Consider also making the contract subject to the Sale of Goods Act 1979, so as to make the contract a contract of sale (thus bringing in the Act’s protection so far as fitness for purpose and quality are concerned, and the requirement that the Sellers also have good title to the fuel at the time of sale to the buyers).
- Insurance: sellers should ideally have insurance in place and should be required to produce evidence of this. Such insurance may for example include credit, professional indemnity and product liability insurance.
- Local rules and regulations: most standard term contracts incorporate local rules and regulations into the bunker supply contracts. Local rules and regulations can bring about surprises that the parties to the contract might not be aware of at the time of contracting. Consideration is accordingly recommended to be given to the exclusion of local rules and regulations either in their entirety or to limit their applicability to fuel sampling only.
- Uniform bunker supply terms: ideally the same supply terms should be used across the board with all suppliers so as to have certainty over the risk allocation and to avoid the use of ad hoc supplier friendly terms. In effect, have a framework agreement/standard terms agreed with major suppliers which specifically excludes any additional or alternative terms applying (e.g. the risk of any extra terms referenced in bunker confirmation notes or bunker delivery receipts) unless agreed in writing and signed by both parties.
- Lien: try and avoid provisions that give the sellers a lien over the vessel or any rights of action against third parties (e.g. the owner if the charterer are the buyers) as this can cause serious issues under the charterparty. Indeed, ideally agree that they expressly do not have such rights. A further point to consider, is to add an express provision that the sellers must hold the buyers harmless and indemnify the buyers in the event that a third party asserts a lien or encumbrance on the vessel in relation to the fuel purchased from the sellers. Similarly, a clause can also be included by which the sellers warrant that no third party has any right to claim against the buyers in relation to the fuel, or exercise any right of lien, charge, encumbrance or arrest over the vessel or any sister vessels in respect of the fuel. Lastly, consider including a provision that if such a claim nevertheless arises, the sellers shall co-operate to allow interpleader proceedings. See also our comments on the OW Bunkers issue above.
- Exclusions: consider whether you wish to exclude indirect or consequential loss (as this could extend to loss of time depending on how the clause is drafted). Be careful of broad term exclusions that are usually found in bespoke sellers’ contracts. Make sure that any exclusions apply mutually to both contractual parties if they are agreed.
- Taxes: it is recommended that sellers be required to advise of wharfage, barging or additional charges and taxes payable in advance of supply in the bunker confirmation note to avoid unexpected surprise additional costs.

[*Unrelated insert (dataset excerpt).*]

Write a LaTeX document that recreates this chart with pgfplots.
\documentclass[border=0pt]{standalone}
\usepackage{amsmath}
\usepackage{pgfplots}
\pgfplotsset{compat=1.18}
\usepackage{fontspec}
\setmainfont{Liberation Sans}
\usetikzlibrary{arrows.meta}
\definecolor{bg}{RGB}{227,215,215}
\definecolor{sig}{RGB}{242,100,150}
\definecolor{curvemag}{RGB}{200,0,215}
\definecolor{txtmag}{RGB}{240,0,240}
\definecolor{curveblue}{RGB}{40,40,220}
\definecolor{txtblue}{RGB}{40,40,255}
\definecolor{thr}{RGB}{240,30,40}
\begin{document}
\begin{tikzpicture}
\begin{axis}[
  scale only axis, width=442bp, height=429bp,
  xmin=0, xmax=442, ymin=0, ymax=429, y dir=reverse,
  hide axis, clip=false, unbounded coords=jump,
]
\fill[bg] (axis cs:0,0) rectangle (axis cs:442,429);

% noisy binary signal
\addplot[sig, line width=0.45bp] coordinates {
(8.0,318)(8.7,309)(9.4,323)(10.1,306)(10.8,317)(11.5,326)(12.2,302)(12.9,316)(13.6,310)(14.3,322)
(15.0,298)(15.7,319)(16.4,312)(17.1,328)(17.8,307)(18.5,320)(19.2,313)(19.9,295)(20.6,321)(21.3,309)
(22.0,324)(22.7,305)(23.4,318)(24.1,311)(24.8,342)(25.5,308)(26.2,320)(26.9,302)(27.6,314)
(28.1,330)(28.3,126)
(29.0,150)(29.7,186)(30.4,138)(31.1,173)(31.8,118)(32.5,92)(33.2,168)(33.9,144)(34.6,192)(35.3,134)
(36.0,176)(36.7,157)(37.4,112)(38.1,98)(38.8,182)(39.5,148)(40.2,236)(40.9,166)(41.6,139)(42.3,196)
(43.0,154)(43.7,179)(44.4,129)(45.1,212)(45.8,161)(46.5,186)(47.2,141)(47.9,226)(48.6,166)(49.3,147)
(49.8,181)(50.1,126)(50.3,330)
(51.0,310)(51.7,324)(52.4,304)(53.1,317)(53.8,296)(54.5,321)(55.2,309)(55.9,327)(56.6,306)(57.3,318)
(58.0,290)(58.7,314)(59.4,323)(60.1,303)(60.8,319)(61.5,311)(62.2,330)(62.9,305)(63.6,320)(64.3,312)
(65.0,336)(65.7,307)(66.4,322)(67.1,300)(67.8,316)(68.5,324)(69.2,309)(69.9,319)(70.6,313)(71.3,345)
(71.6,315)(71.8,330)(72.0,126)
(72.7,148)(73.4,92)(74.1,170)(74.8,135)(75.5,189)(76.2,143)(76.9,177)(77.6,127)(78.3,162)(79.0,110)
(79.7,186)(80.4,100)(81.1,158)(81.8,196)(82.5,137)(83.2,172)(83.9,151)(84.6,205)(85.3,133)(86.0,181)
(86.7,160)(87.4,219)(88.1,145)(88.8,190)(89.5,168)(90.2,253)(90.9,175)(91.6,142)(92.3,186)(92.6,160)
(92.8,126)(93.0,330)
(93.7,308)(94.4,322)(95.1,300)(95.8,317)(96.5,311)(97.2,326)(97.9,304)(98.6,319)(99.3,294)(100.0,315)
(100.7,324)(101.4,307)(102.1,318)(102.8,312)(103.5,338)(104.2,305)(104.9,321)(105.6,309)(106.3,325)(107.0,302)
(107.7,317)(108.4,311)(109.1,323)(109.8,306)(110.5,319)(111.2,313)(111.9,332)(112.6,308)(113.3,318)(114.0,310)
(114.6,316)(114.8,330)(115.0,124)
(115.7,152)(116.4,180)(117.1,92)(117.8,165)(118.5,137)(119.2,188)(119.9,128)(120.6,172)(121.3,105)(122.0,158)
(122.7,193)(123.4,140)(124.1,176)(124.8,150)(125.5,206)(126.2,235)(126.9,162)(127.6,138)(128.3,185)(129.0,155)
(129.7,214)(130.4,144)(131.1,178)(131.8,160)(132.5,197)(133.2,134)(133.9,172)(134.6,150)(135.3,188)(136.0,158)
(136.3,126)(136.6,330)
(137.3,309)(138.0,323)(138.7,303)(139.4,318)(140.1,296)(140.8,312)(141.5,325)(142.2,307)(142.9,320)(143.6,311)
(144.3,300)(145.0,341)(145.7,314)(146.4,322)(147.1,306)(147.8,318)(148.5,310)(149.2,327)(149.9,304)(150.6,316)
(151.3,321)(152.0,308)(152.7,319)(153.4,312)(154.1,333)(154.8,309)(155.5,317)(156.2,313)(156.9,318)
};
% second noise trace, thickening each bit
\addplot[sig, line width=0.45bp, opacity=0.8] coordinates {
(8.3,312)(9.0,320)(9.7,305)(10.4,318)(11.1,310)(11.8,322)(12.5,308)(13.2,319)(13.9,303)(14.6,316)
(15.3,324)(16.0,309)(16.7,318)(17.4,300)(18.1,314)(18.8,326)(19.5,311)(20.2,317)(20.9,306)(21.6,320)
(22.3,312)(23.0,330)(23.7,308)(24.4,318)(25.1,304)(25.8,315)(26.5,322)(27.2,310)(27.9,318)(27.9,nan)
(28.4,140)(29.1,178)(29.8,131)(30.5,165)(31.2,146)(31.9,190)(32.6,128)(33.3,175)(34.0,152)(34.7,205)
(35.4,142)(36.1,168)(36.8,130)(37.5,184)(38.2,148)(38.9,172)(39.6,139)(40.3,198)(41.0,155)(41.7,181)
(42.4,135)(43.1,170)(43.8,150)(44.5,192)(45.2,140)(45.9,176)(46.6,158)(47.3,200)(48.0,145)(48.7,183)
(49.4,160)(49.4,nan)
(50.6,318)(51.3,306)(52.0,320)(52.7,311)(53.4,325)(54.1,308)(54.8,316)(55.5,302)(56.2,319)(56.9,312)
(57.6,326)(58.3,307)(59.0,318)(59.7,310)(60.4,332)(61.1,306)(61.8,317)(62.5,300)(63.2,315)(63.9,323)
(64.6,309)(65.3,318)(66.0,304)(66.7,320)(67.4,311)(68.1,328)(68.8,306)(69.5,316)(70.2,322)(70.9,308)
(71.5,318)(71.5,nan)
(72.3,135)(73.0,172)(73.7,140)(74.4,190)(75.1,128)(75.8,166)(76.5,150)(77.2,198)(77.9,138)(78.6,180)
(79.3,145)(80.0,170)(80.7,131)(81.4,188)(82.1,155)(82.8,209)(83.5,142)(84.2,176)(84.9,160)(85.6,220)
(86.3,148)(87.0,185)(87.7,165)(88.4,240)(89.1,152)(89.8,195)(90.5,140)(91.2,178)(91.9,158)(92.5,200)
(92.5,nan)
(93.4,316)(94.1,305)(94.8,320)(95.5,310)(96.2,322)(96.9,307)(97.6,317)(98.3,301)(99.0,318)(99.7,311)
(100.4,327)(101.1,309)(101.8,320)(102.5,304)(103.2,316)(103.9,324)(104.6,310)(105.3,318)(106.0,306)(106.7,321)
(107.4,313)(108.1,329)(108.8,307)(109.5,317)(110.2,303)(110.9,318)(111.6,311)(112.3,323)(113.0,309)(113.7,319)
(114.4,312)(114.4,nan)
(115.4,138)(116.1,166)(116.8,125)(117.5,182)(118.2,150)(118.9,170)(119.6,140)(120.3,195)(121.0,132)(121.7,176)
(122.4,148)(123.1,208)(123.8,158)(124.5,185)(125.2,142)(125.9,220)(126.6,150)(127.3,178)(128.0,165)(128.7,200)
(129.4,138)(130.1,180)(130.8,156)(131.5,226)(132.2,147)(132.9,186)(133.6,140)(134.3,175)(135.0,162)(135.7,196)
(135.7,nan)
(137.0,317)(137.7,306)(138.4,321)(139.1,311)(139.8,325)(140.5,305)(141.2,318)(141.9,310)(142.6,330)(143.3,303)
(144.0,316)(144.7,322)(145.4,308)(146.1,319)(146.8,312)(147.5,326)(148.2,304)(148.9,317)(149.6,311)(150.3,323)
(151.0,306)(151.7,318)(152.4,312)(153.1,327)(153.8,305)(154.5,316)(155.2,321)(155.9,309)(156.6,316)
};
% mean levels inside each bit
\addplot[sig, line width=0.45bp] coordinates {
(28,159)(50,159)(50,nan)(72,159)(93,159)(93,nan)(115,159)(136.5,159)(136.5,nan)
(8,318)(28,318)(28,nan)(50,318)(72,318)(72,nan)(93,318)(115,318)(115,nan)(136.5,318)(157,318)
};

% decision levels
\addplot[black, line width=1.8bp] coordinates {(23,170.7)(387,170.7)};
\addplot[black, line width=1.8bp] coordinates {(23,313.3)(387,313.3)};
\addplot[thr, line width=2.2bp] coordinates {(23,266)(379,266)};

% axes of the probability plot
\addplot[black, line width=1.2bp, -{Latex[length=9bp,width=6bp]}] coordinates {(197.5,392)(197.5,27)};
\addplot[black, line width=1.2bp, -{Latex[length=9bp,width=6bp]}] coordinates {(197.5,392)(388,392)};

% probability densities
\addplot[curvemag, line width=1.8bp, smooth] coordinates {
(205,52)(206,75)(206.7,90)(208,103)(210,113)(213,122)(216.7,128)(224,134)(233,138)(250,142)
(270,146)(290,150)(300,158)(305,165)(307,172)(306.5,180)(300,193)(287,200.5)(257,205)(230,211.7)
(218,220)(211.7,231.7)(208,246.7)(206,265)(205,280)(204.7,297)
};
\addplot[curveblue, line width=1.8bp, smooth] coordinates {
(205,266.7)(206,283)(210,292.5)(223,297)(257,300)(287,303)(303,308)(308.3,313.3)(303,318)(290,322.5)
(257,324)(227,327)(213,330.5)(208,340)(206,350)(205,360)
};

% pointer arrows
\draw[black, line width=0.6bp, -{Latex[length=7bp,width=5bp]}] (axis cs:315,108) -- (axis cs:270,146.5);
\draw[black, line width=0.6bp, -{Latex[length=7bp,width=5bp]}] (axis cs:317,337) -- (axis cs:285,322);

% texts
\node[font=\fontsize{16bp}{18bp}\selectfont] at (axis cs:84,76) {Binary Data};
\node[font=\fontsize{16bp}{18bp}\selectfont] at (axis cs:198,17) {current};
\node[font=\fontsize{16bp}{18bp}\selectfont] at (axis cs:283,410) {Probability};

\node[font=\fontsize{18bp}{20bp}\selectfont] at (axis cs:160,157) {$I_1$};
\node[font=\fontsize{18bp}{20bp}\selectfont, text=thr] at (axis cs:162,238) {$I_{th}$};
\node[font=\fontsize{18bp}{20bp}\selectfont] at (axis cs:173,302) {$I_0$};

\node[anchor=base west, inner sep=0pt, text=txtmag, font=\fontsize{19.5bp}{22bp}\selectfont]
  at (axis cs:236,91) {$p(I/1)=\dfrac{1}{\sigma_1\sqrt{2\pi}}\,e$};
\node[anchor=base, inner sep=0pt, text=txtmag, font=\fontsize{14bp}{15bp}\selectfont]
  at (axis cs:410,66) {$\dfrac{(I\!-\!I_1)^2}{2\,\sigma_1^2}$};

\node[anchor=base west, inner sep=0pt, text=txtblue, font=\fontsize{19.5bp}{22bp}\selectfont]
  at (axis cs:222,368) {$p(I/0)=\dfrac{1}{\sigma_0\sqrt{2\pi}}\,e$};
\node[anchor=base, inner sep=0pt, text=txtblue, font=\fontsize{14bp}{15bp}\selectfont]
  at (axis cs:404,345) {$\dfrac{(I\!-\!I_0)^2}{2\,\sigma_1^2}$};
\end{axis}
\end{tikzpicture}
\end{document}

- Sanctions clause: the sanctions clause included in the standard BIMCO Bunker Terms 2018 is somewhat outdated now and consideration should be given to updating it in contracts for bunker supplies. We say this from both a buyers and sellers viewpoint. The origin of the fuel (due to sanctions), the person or entity from whom the fuel was purchased by sellers, the position of any bunker supply barge are all key issues to feed into any new sanctions clause. In addition, both parties will want to ensure their counterparts and the owners of any vessel (the vessel being supplied with bunkers or any bunker barge itself) are not subject to sanctions and that they are not owned or controlled directly or indirectly by persons or entities subject to sanctions (in our view this is a gap in the current Bimco sanctions clause). We are seeing updates to previous sanctions clauses to address these risks.
- Sellers’ time bar: buyers may also wish to consider if they insert a time bar clause for claims by sellers against buyers.

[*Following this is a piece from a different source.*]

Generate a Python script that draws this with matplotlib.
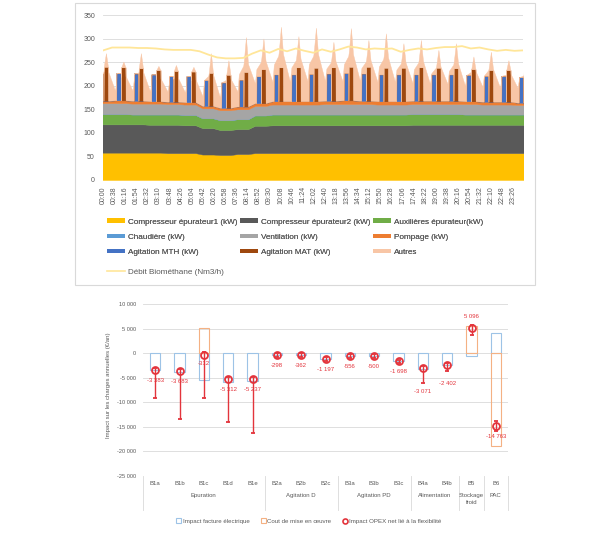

- Law and Jurisdiction: avoid the application of US law (due to US maritime lien rights) and agree on a neutral law/jurisdiction that is not necessarily the sellers’ choice. Remember that English law can also be used with LMAA Rules and alternative arbitration regimes, e.g. HKMAG, SCMA etc.

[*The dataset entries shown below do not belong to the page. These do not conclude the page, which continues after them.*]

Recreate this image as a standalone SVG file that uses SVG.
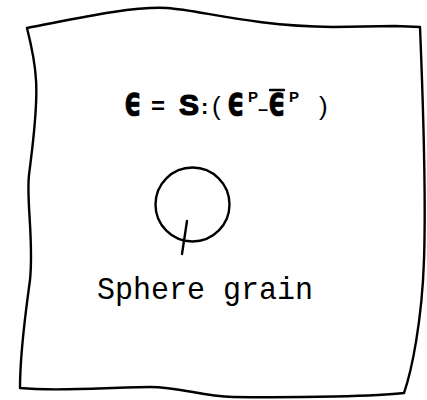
<svg xmlns="http://www.w3.org/2000/svg" width="427" height="400" viewBox="0 0 427 400">
<style>
.ln{fill:none;stroke:#000;stroke-width:2.4;stroke-linecap:round;stroke-linejoin:round}
.eq{font-family:"Liberation Sans","DejaVu Sans",sans-serif;fill:#000}
.ep{font-family:"DejaVu Sans",sans-serif;font-size:36px;font-weight:bold;fill:#000;stroke:#000;stroke-width:0.6}
.b{font-weight:bold}
.hv{stroke:#000;stroke-width:1.2}
.lbl{font-family:"Liberation Mono","DejaVu Sans Mono",monospace;fill:#000;font-size:32px}
</style>
<rect width="427" height="400" fill="#fff"/>
<g id="matrix">
<path class="ln" d="M27,28 C70,20 130,6 167,8 C200,10 250,26 333,27 L395,26 L420,27 C423,100 426,200 424,260 C422,320 412,370 404,393 C380,396 300,398 233,397 C200,396 180,387 150,387 C110,387 60,392 20,388 C20,350 26,310 30,280 C34,240 26,200 29,175 C32,150 38,110 36,80 C35,60 30,40 27,28 Z"/>
</g>
<g id="equation">
<text class="ep" transform="translate(124,115) scale(0.76,1.15)">ϵ</text>
<text class="eq" y="115"><tspan class="b" x="151" y="114" font-size="24">=</tspan><tspan class="b hv" x="179" y="115" font-size="30">S</tspan><tspan class="b" x="201" y="114" font-size="22">:</tspan><tspan x="212" y="115" font-size="26">(</tspan></text>
<text class="ep" transform="translate(227,115) scale(0.76,1.15)">ϵ</text>
<text class="eq" y="115"><tspan class="b" x="248" y="102" font-size="15">P</tspan><tspan class="b" x="258" y="115" font-size="18">–</tspan></text>
<text class="ep" transform="translate(268,115) scale(0.76,1.15)">ϵ</text>
<text class="eq" y="115"><tspan class="b" x="289" y="102" font-size="15">P</tspan><tspan x="319" y="115" font-size="26">)</tspan></text>
<line class="ln" x1="270" y1="90" x2="284" y2="90" stroke-width="2.5"/>
</g>
<g id="grain">
<circle class="ln" cx="192.5" cy="204.5" r="37" stroke-width="2"/>
</g>
<g id="connectors">
<line class="ln" x1="187" y1="221" x2="182" y2="254" stroke-width="2"/>
</g>
<g id="label">
<text class="lbl" x="97" y="299" textLength="216" lengthAdjust="spacingAndGlyphs">Sphere grain</text>
</g>
</svg>
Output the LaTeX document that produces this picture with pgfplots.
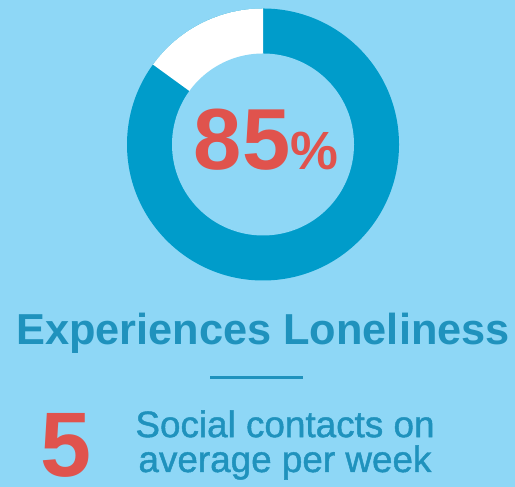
\documentclass[border=0pt]{standalone}
\usepackage{pgfplots}
\pgfplotsset{compat=1.18}
\usepackage{pgfplotstable}
\usepackage{fontspec}
\setmainfont{Liberation Sans}
\definecolor{bg}{HTML}{8ED7F6}
\definecolor{ring}{HTML}{009CCA}
\definecolor{txt}{HTML}{1F92BD}
\definecolor{hot}{HTML}{E0534D}
\pgfplotstableread{
label value
yes 85
no 15
}\shares
\pgfplotstablegetelem{0}{value}\of\shares
\let\yesval\pgfplotsretval
\begin{document}
\begin{tikzpicture}[x=1bp,y=1bp]
\fill[bg] (0,0) rectangle (515,487);
\useasboundingbox (0,0) rectangle (515,487);
\pgfmathsetmacro{\endang}{90+3.6*(100-\yesval)}
\begin{axis}[at={(263bp,342.5bp)},anchor=center,width=272bp,height=272bp,
  scale only axis,hide axis,xmin=-1,xmax=1,ymin=-1,ymax=1,clip=false]
\addplot[draw=none] coordinates {(0,0)};
\fill[ring] (axis cs:0,0) circle[radius=136bp];
\fill[white] (axis cs:0,0) -- +(90:136bp) arc[start angle=90,end angle=\endang,radius=136bp] -- cycle;
\fill[bg] (axis cs:0,0) circle[radius=91bp];
\end{axis}
\node[anchor=base,text=hot,inner sep=0pt] at (266,317)
  {\fontsize{87}{87}\selectfont\bfseries 85\fontsize{54}{54}\selectfont\%};
\node[anchor=base,text=txt,inner sep=0pt] at (263,142)
  {\fontsize{43.5}{44}\selectfont\bfseries Experiences Loneliness};
\draw[txt,line width=3bp] (210,109) -- (303,109);
\node[anchor=base,text=hot,inner sep=0pt] at (66,10)
  {\fontsize{92}{92}\selectfont\bfseries 5};
\node[anchor=base,text=txt,inner sep=0pt,align=center,
  font={\fontsize{37}{35}\selectfont\addfontfeature{FakeBold=1.2}}] at (285,15)
  {Social contacts on\\average per week};
\end{tikzpicture}
\end{document}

These suggestions come from our experience in advising on bunker contracts and litigating bunker disputes. It is important for buyers to understand the consequences of accepting sellers’ terms and well worth the effort to attempt to negotiate a more balanced contract. Even when the terms are not negotiable, risks can be mitigated by exercising due diligence before selecting the sellers.
It is also important to note that risks can be mitigated by having prudent practices for bunkering, sampling, bunker handling and consumption regardless of bunker supply contract terms. Detailed discussion of such issues is outside the scope of this article but key items are carrying out continuous drip sampling at the Vessel manifold, always bunkering new bunkers into empty tanks whenever possible and never using new bunkers until they have been tested.
Buyers should also ensure they have suitable insurance in place and notify their insurers as soon as any issue is experienced with bunkers supplied.
As a footnote it is understand BIMCO is working on LNG Bunkering Terms which are expected to be published as soon as April 2023. They are expected to be based on a logically updated version of the BIMCO 2018 Terms. It would certainly be helpful for the industry if a “common” bunker contract could be adopted for LNG, methanol, ammonia, biofuels etc with logical changes to reflect the different fuel types. Much of our above “checklist” would equally apply to supply of such alternative fuels.